The 31 organizations in our cohort are at different points in figuring all of this out. Some are deep in active development with tech partners. Some are still sharpening their problem definition. All of them are doing the real work - the slower, more organizational, less glamorous work that comes after the AI strategy gets written.

That work does not get talked about much. It probably should.

FAQ: common questions about nonprofit AI adoption

Do we need an existing AI solution to join an AI scaling program?

Yes - you need a validated solution with real users and measurable results. The Scaling Program is designed for organizations that have already proven their intervention works and are ready to multiply its reach with AI.

What is the most common reason nonprofit AI projects stall?

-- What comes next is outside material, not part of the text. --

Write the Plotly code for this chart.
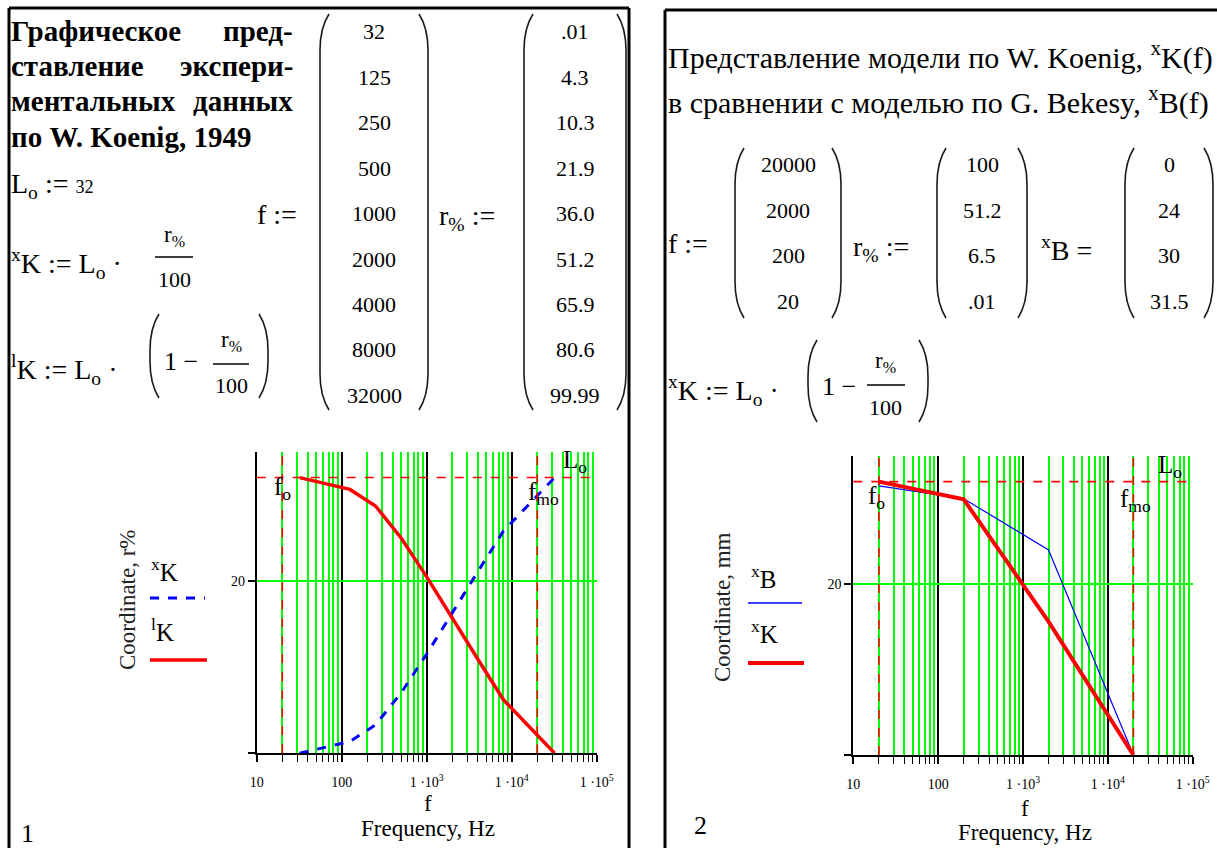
import plotly.graph_objects as go

# ---------------- data ----------------
L_o = 32
f_o = 20
f_mo = 20000

# panel 1 (W. Koenig, 1949)
f1 = [32, 125, 250, 500, 1000, 2000, 4000, 8000, 32000]
r1 = [0.01, 4.3, 10.3, 21.9, 36.0, 51.2, 65.9, 80.6, 99.99]
r1_text = [".01", "4.3", "10.3", "21.9", "36.0", "51.2", "65.9", "80.6", "99.99"]

# panel 2 (Koenig vs Bekesy)
f2 = [20000, 2000, 200, 20]
r2 = [100, 51.2, 6.5, 0.01]
r2_text = ["100", "51.2", "6.5", ".01"]
xB2 = [0, 24, 30, 31.5]
xB2_text = ["0", "24", "30", "31.5"]

x_tickvals = [10, 100, 1000, 10000, 100000]
x_ticktext = ["10", "100", "1 ·10<sup>3</sup>", "1 ·10<sup>4</sup>", "1 ·10<sup>5</sup>"]
y_tickvals = [0, 20]
y_ticktext = ["", "20"]

# derived series
xK1 = [L_o * r / 100 for r in r1]
lK1 = [L_o * (1 - r / 100) for r in r1]
xK2 = [L_o * (1 - r / 100) for r in r2]

W, H = 1217, 848
SERIF = "Liberation Serif, Times New Roman, serif"

def px(x):
    return x / W

def py(y):
    return 1 - y / H

annotations = []
shapes = []

def text(x, y, s, size=24, anchor="left", bold=False, color="black", angle=0):
    if bold:
        s = "<b>" + s + "</b>"
    annotations.append(dict(x=px(x), y=py(y), xref="paper", yref="paper", text=s,
                            showarrow=False, xanchor=anchor, yanchor="middle",
                            textangle=angle, borderpad=0,
                            font=dict(family=SERIF, size=size, color=color)))

def line(x0, y0, x1, y1, color="black", width=1.5, dash="solid"):
    shapes.append(dict(type="line", xref="paper", yref="paper",
                       x0=px(x0), y0=py(y0), x1=px(x1), y1=py(y1),
                       line=dict(color=color, width=width, dash=dash)))

def paren(x, y0, y1, side, w=9, c=14, color="#1a1a1a"):
    s = 1 if side == "left" else -1
    pts = [(x + s * w, y0), (x, y0 + c), (x, y0 + 2.6 * c), (x, y1 - 2.6 * c),
           (x, y1 - c), (x + s * w, y1)]
    p = [(px(a), py(b)) for a, b in pts]
    path = ("M {0[0]},{0[1]} Q {1[0]},{1[1]} {2[0]},{2[1]} L {3[0]},{3[1]} "
            "Q {4[0]},{4[1]} {5[0]},{5[1]}").format(*p)
    shapes.append(dict(type="path", xref="paper", yref="paper", path=path,
                       line=dict(color=color, width=1.6)))

def matrix(xl, xr, ytop, ybot, values, ys, size=22):
    paren(xl, ytop, ybot, "left")
    paren(xr, ytop, ybot, "right")
    xc = (xl + xr) / 2
    for v, yy in zip(values, ys):
        text(xc, yy, v, size=size, anchor="center")

def fraction(xc, y_num, y_line, y_den, half, size=23):
    text(xc, y_num, "r<sub>%</sub>", size=size, anchor="center")
    line(xc - half, y_line, xc + half, y_line, width=1.3)
    text(xc, y_den, "100", size=size - 1, anchor="center")

NB = "&nbsp;"

# ---------------- panel borders ----------------
line(9, 8, 9, 848, width=3)
line(9, 8, 629, 8, width=3)
line(629, 8, 629, 848, width=3)
line(665, 10, 665, 848, width=3)
line(665, 10, 1217, 10, width=3)

# ---------------- left panel text ----------------
TS = 29
text(10, 31, "Графическое", TS, bold=True)
text(294, 31, "пред-", TS, anchor="right", bold=True)
text(10, 66, "ставление", TS, bold=True)
text(294, 66, "экспери-", TS, anchor="right", bold=True)
text(10, 101, "ментальных", TS, bold=True)
text(294, 101, "данных", TS, anchor="right", bold=True)
text(10, 137, "по W. Koenig, 1949", TS, bold=True)

MS = 28
text(10, 185, "L<sub>o</sub>" + NB + ":=" + NB + "<span style='font-size:18px'>32</span>", MS)
text(256, 214, "f" + NB + ":=", MS)
text(10, 263, "<sup>x</sup>K" + NB + ":=" + NB + "L<sub>o</sub>" + NB + "·", MS)
fraction(174, 236, 257, 279, 19)
text(10, 369, "<sup>l</sup>K" + NB + ":=" + NB + "L<sub>o</sub>" + NB + "·", MS)
paren(150, 314, 398, "left")
paren(268, 314, 398, "right")
text(163, 362, "1" + NB + "−", 26)
fraction(231, 341, 364, 385, 18)

ys1 = [32 + i * 45.4 for i in range(len(f1))]
matrix(320, 428, 14, 410, [str(v) for v in f1], ys1)
text(438, 218, "r<sub>%</sub>" + NB + ":=", MS)
matrix(524, 626, 14, 410, r1_text, ys1)

# chart 1 legend / labels
text(127, 600, "Coordinate, r%", 23, anchor="center", angle=-90, color="#222")
text(150, 570, "<sup>x</sup>K", 25)
line(150, 598, 205, 598, color="#0000ff", width=3, dash="dash")
text(150, 630, "<sup>l</sup>K", 25)
line(150, 660, 207, 660, color="#ff0000", width=3.5)
text(428, 803, "f", 23, anchor="center")
text(428, 828, "Frequency, Hz", 23, anchor="center")
text(273, 488, "f<sub>o</sub>", 25)
text(527, 493, "f<sub>mo</sub>", 25)
text(562, 461, "L<sub>o</sub>", 25)
text(20, 833, "1", 26)

# ---------------- right panel text ----------------
text(667, 55, "Представление модели по W. Koenig, <sup>x</sup>K(f)", 30)
text(667, 100, "в сравнении с моделью по G. Bekesy, <sup>x</sup>B(f)", 30)
ys2 = [165 + i * 45.4 for i in range(len(f2))]
text(667, 243, "f" + NB + ":=", MS)
matrix(735, 841, 148, 318, [str(v) for v in f2], ys2)
text(852, 248, "r<sub>%</sub>" + NB + ":=", MS)
matrix(937, 1027, 148, 318, r2_text, ys2)
text(1040, 248, "<sup>x</sup>B" + NB + "=", MS)
matrix(1125, 1213, 148, 318, xB2_text, ys2)
text(667, 390, "<sup>x</sup>K" + NB + ":=" + NB + "L<sub>o</sub>" + NB + "·", MS)
paren(808, 340, 422, "left")
paren(928, 340, 422, "right")
text(821, 386, "1" + NB + "−", 26)
fraction(886, 362, 385, 407, 19)

text(722, 607, "Coordinate, mm", 23, anchor="center", angle=-90, color="#222")
text(750, 577, "<sup>x</sup>B", 25)
line(748, 603, 802, 603, color="#0000ff", width=1.5)
text(750, 632, "<sup>x</sup>K", 25)
line(748, 663, 804, 663, color="#ff0000", width=4)
text(1025, 808, "f", 23, anchor="center")
text(1025, 832, "Frequency, Hz", 23, anchor="center")
text(867, 497, "f<sub>o</sub>", 25)
text(1119, 500, "f<sub>mo</sub>", 25)
text(1157, 466, "L<sub>o</sub>", 25)
text(693, 825, "2", 26)

# ---------------- charts ----------------
fig = go.Figure()
fig.add_trace(go.Scatter(x=f1, y=xK1, mode="lines", xaxis="x", yaxis="y",
                         line=dict(color="#0000ff", width=3, dash="dash"), name="xK"))
fig.add_trace(go.Scatter(x=f1, y=lK1, mode="lines", xaxis="x", yaxis="y",
                         line=dict(color="#ff0000", width=3.5), name="lK"))
fig.add_trace(go.Scatter(x=f2, y=xB2, mode="lines", xaxis="x2", yaxis="y2",
                         line=dict(color="#0000ff", width=1.2), name="xB"))
fig.add_trace(go.Scatter(x=f2, y=xK2, mode="lines", xaxis="x2", yaxis="y2",
                         line=dict(color="#ff0000", width=4), name="xK"))

minor_vals = [m * 10 ** k for k in range(1, 5) for m in range(2, 10)]

def xaxis_cfg(x0, x1, anchor):
    return dict(type="log", range=[1, 5], domain=[px(x0), px(x1)], anchor=anchor,
                automargin=False,
                tickmode="array", tickvals=x_tickvals, ticktext=x_ticktext,
                showgrid=True, gridcolor="black", gridwidth=1.8,
                showline=True, linecolor="black", linewidth=1.8,
                ticks="outside", ticklen=7, tickcolor="black", tickwidth=1.5,
                ticklabelstandoff=8,
                tickfont=dict(family=SERIF, size=14, color="black"),
                minor=dict(tickmode="array", tickvals=minor_vals, showgrid=True,
                           gridcolor="#00ff00", gridwidth=1.8, ticks="outside",
                           ticklen=7, tickcolor="black", tickwidth=1.4),
                zeroline=False, fixedrange=True)

def yaxis_cfg(ytop, ybot, anchor):
    return dict(range=[0, 35], domain=[py(ybot), py(ytop)], anchor=anchor,
                automargin=False,
                tickmode="array", tickvals=y_tickvals, ticktext=y_ticktext,
                showgrid=True, gridcolor="#00ff00", gridwidth=1.8,
                showline=True, linecolor="black", linewidth=1.8,
                ticks="outside", ticklen=7, tickcolor="black", tickwidth=1.5,
                tickfont=dict(family=SERIF, size=14, color="black"),
                zeroline=False, fixedrange=True)

# marker lines (Mathcad markers)
for xr, yr in (("x", "y"), ("x2", "y2")):
    for fv in (f_o, f_mo):
        shapes.append(dict(type="line", xref=xr, yref=yr + " domain", x0=fv, x1=fv,
                           y0=0, y1=1, line=dict(color="#ff0000", width=1.6, dash="dash")))
    shapes.append(dict(type="line", xref=xr + " domain", yref=yr, x0=0, x1=1,
                       y0=L_o, y1=L_o, line=dict(color="#ff0000", width=1.6, dash="dash")))

fig.update_layout(
    width=W, height=H, autosize=False, margin=dict(l=0, r=0, t=0, b=0, pad=0),
    paper_bgcolor="white", plot_bgcolor="white", showlegend=False,
    xaxis=xaxis_cfg(256.7, 596.7, "y"),
    yaxis=yaxis_cfg(451.7, 753.3, "x"),
    xaxis2=xaxis_cfg(853.3, 1192.7, "y2"),
    yaxis2=yaxis_cfg(456, 755, "x2"),
    annotations=annotations, shapes=shapes,
    font=dict(family=SERIF, color="black"),
)

post = """
document.documentElement.style.overflow = 'hidden';
document.body.style.margin = '0';
document.body.style.overflow = 'hidden';
"""

fig.write_html("out.html",
               config={"responsive": False, "displayModeBar": False},
               post_script=post)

Jumping to technology before the problem is clearly defined. The clearest predictor of progress in our cohort is not technical sophistication - it is organizational clarity about what the solution needs to do and for whom.

How much internal time does nonprofit AI implementation actually require?

More than most organizations expect at the start. A dedicated point of contact able to commit a minimum of five hours per week is the practical baseline for any meaningful pro bono tech partnership. Below that, progress slows significantly regardless of how capable the tech partner is.

What can nonprofits offer a pro bono tech partner?

More than they often realize. Long-term strategic collaboration, case studies, social media recognition, and impact reporting all ranked highly when we asked our cohort this question. The organizations that frame pro bono as a genuine partnership - rather than a service they are receiving - tend to attract stronger partners and build more durable collaborations.

How do we know if our organization is ready to scale with AI?

Three signals worth checking: you have a proven intervention with measurable impact, you can articulate specifically what AI would change about how it works or reaches people, and you have someone internally who can own the implementation process. If any of those three are missing, that is the place to start.